The Singles Jukebox

Pop, to two decimal places.

John Mayer – Paper Doll

I don’t know about you, but I’m feeling stomach flu…


[Video][Website]
[3.89]

Katherine St Asaph: John Mayer is an asshole. This, by now, is common knowledge — everywhere, that is, but in his songs, which are pleasant display after pleasant display of the sort of kindly, anodyne proficiency that gets guys called “sensitive.” Generally the lyrics are less so, but it’s nevertheless easy while listening to forget that the man strumming once bragged about having a “David Duke cock,” in a tone that suggested it was at least the fifth time he’d used the brag. “Paper Doll,” though, brings his persona far closer to his personality: a cut of endless condescension and lines like “this [dress] we made just for fall — in winter it runs a bit too small.” (For any aspiring RapGenius annotators out there, some free IQ: he’s calling her fat.) The titular doll is Taylor Swift, and Mayer plants Speak Now and Red references like clickbait beacons or — with apologies to Maggie Nelson — like red flags on a moon whose sole purpose it is to host red flags. (His celestial body is a — no.) Predictably, this has nabbed all the press — because it’s the only compelling thing about “Paper Doll”: too overwrought to be a lullaby, too inert to be a song. (Ironically, that’s also the problem with Swift’s ballads, but I doubt that’s what Mayer was going for.) Mayer betrays a pulse only once: on “someone’s gonna paint you another sky,” where in a spot of synesthesia you can actually see him triumphantly slam his pen and nod solemnly at his cleverness. He should’ve left it there, because voice, guitar and tempo fade again to muddling, and dear John is left smirking alone into silence. John Mayer’s only good at demolishing himself.
[1]

Anthony Easton: This might be the most misogynist song that we have blurbed this year. (“Blurred Lines” might be worse.) But the problem with Mayer is that he is very good at what he does. The guitar is immaculate, the vocals are sumptuous, and the song is so well-constructed that it’s floating. Even worse, I find his presentation seductive. That line about his undershirt, the smallest intimate detail, and I am on board. I would fuck John Mayer. No one should fuck John Mayer.

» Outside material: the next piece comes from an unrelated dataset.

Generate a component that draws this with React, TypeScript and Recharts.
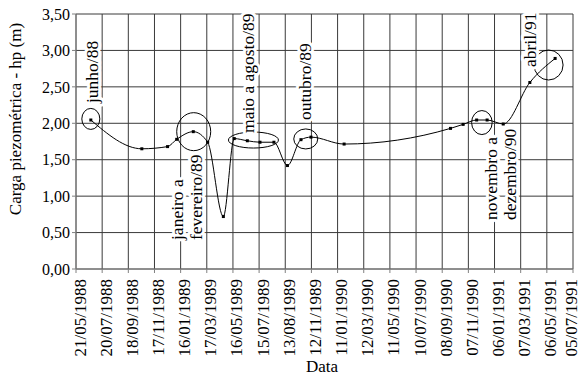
import React from 'react';
import {
  LineChart,
  Line,
  XAxis,
  YAxis,
  CartesianGrid,
  ReferenceDot,
} from 'recharts';

// dates of the readings (dd/mm/yyyy)
const dates = [
  '24/06/1988', '19/10/1988', '17/12/1988', '07/01/1989', '14/02/1989',
  '19/03/1989', '24/04/1989', '19/05/1989', '18/06/1989', '17/07/1989',
  '18/08/1989', '18/09/1989', '19/10/1989', '11/11/1989', '26/01/1990',
  '27/09/1990', '26/10/1990', '26/11/1990', '20/12/1990', '26/01/1991',
  '28/03/1991', '25/05/1991',
];

// carga piezométrica hp (m)
const hp = [
  2.045, 1.65, 1.68, 1.78, 1.885,
  1.74, 0.72, 1.79, 1.76, 1.74,
  1.74, 1.42, 1.775, 1.81, 1.715,
  1.93, 1.985, 2.045, 2.045, 1.99,
  2.56, 2.89,
];

const tickLabels = [
  '21/05/1988', '20/07/1988', '18/09/1988', '17/11/1988', '16/01/1989',
  '17/03/1989', '16/05/1989', '15/07/1989', '13/08/1989', '12/11/1989',
  '11/01/1990', '12/03/1990', '11/05/1990', '10/07/1990', '08/09/1990',
  '07/11/1990', '06/01/1991', '07/03/1991', '06/05/1991', '05/07/1991',
];
const tickStep = 60;

const yTicks = [0, 0.5, 1, 1.5, 2, 2.5, 3, 3.5];

// circled periods: centre date, centre value
const circleDates = ['24/06/1988', '15/02/1989', '02/07/1989', '30/10/1989', '08/12/1990', '10/05/1991'];
const circleValues = [2.06, 1.885, 1.77, 1.785, 2.01, 2.8];
const circleSizes = [[9, 10.5], [17, 19], [25, 8], [12, 10], [10.3, 12], [14.5, 15]];

// rotated notes: lines, anchor date, anchor value
const noteLines = [
  ['junho/88'],
  ['janeiro a', 'fevereiro/89'],
  ['maio a agosto/89'],
  ['outubro/89'],
  ['novembro a', 'dezembro/90'],
  ['abril/91'],
];
const noteDates = ['26/06/1988', '30/01/1989', '20/06/1989', '28/10/1989', '20/01/1991', '28/03/1991'];
const noteValues = [2.278, 0.398, 1.867, 2.045, 0.672, 2.772];

const FONT = "'Liberation Serif', 'Times New Roman', Times, serif";
const origin = Date.UTC(1988, 4, 21);

const toDay = (s: string) => {
  const [d, m, y] = s.split('/').map(Number);
  return Math.round((Date.UTC(y, m - 1, d) - origin) / 86400000);
};

const data = dates.map((d, i) => ({ day: toDay(d), hp: hp[i] }));
const xTicks = tickLabels.map((_, i) => i * tickStep);

const XTick = (props: any) => {
  const { x, y, payload } = props;
  const label = tickLabels[Math.round(payload.value / tickStep)];
  // keep the last label inside the picture
  const tx = Math.min(x + 4, 571);
  return (
    <text
      x={0}
      y={0}
      transform={`translate(${tx},${y + 4}) rotate(-90)`}
      textAnchor="end"
      dominantBaseline="central"
      style={{ fontFamily: FONT, fontSize: 17 }}
      fill="#000"
    >
      {label}
    </text>
  );
};

const SquareDot = (props: any) => {
  const { cx, cy } = props;
  if (cx == null || cy == null) return null;
  return <rect x={cx - 1.5} y={cy - 1.5} width={3} height={3} fill="#000" />;
};

const App = () => {
  return (
    <div style={{ position: 'absolute', left: 0, top: 0, background: '#fff', fontFamily: FONT }}>
      <LineChart
        width={581}
        height={375}
        data={data}
        margin={{ top: 14, right: 8, left: 0, bottom: 0 }}
        style={{ fontFamily: FONT }}
      >
        <CartesianGrid stroke="#3a3a3a" strokeWidth={1} />
        <XAxis
          type="number"
          dataKey="day"
          domain={[0, (tickLabels.length - 1) * tickStep]}
          ticks={xTicks}
          interval={0}
          height={106}
          tick={<XTick />}
          tickSize={4}
          stroke="#808080"
          label={{
            content: () => (
              <text x={322} y={366} textAnchor="middle" dominantBaseline="central" style={{ fontFamily: FONT, fontSize: 17 }} fill="#000">
                Data
              </text>
            ),
          }}
        />
        <YAxis
          type="number"
          domain={[0, 3.5]}
          ticks={yTicks}
          interval={0}
          width={76}
          tickSize={4}
          stroke="#808080"
          tickFormatter={(v: number) => v.toFixed(2).replace('.', ',')}
          tick={{ fill: '#000', style: { fontFamily: FONT, fontSize: 16 } }}
          label={{
            content: () => (
              <text
                x={0}
                y={0}
                transform="translate(15,119) rotate(-90)"
                textAnchor="middle"
                dominantBaseline="central"
                style={{ fontFamily: FONT, fontSize: 17 }}
                fill="#000"
              >
                Carga piezométrica - hp (m)
              </text>
            ),
          }}
        />
        <Line
          type="monotone"
          dataKey="hp"
          stroke="#000"
          strokeWidth={1}
          dot={<SquareDot />}
          activeDot={false}
          isAnimationActive={false}
        />
        {circleDates.map((d, i) => (
          <ReferenceDot
            key={`c${i}`}
            x={toDay(d)}
            y={circleValues[i]}
            r={1}
            ifOverflow="visible"
            shape={(p: any) => (
              <ellipse
                cx={p.cx}
                cy={p.cy}
                rx={circleSizes[i][0]}
                ry={circleSizes[i][1]}
                fill="none"
                stroke="#000"
                strokeWidth={1}
              />
            )}
          />
        ))}
        {noteDates.map((d, i) => (
          <ReferenceDot
            key={`n${i}`}
            x={toDay(d)}
            y={noteValues[i]}
            r={1}
            ifOverflow="visible"
            shape={(p: any) => {
              const lines = noteLines[i];
              const gap = 19;
              return (
                <g>
                  {lines.map((t, j) => (
                    <text
                      key={j}
                      x={0}
                      y={0}
                      transform={`translate(${p.cx + (j - (lines.length - 1) / 2) * gap},${p.cy}) rotate(-90)`}
                      textAnchor="start"
                      dominantBaseline="central"
                      style={{ fontFamily: FONT, fontSize: 17.5, paintOrder: 'stroke' }}
                      fill="#000"
                      stroke="#fff"
                      strokeWidth={6}
                      strokeLinejoin="round"
                    >
                      {t}
                    </text>
                  ))}
                </g>
              );
            }}
          />
        ))}
      </LineChart>
    </div>
  );
};

export default App;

But knowing the games he is playing and falling for those games are two different tasks. 
[6]

Alfred Soto: Playing his instrument with the anonymous proficiency of a George Benson, John Mayer edges closer to sessioneer territory. But he can’t resist turning songs into Tweet repositories. From “you’re like 22 girls in one/and none of ’em know what they’re running from” to the bit about the heels and undershirt, he’s on one knee begging for a kick in the jaw.
[5]

Edward Okulicz: See, what was so biting about “Dear John” was that it was a response song to John Mayer that sounded like John Mayer. A counter-response to Taylor Swift whose lyrical blows can all be denied in case of backlash, delivered in Mayer’s usual style with Mayer’s usual maudlin mouth affliction, is just a nothing of a song with a nothing of a talking point.
[4]

Patrick St. Michel: The fact that countless websites can run a “Is This John Mayer’s Diss Song Towards Taylor Swift?” headline regarding this track sums up its biggest problem — as a response song aimed at a specific person, “Paper Doll” comes off as wishy-washy and passive-aggressive, soft-rock swagger propping up some petty “u mad?” sentiments.
[2]

Iain Mew: “Paper Doll” has a lovely guitar lick, relaxed atmosphere and enough instrumental touches to keep from getting boring. The first couple of times it drifted by pleasantly. Then I caught “you’re like 22 girls in one, and none of them know what they’re running from/was it just too far to fall for a little paper doll?” and now it snags every time, both condescending and more smugly clever than its metaphor deserves.
[4]

Jonathan Bradley: “Sure was fun being good to you,” sulks Mayer while his fingers weave wispy guitar threads into fussy lace trim. The acidity is an awkward counterpoint to the tune’s blousy softness, as if a sour undertone had been allowed to drift into the tune’s bourgeois placidity by mistake. Nonetheless, this turn about soft rock’s manicured lawn would be pleasant were it not waylaid by that nursery rhyme coda. Condescend to your subject if you must, John, but please don’t offer the listener the same treatment.
[4]

Brad Shoup: Now I’m thinking Johnny should take his Daniel Fichelscher guitar and join Fuck Buttons. Single after single, we’ve watched him unmoored, falling into a black hole of studio placidity. But there’s a hint of holy wonder in the final 20 seconds, with some lovely canine whine courtesy of (I guess?) a guitar mimicking a steel. Maybe Mayer should just explore sound for a while.
[5]

Jonathan Bogart: I like lullaby-peddling John Mayer far more than joke-telling John Mayer, douche-bro John Mayer, or guitar-hero John Mayer. I still don’t like any of him that much.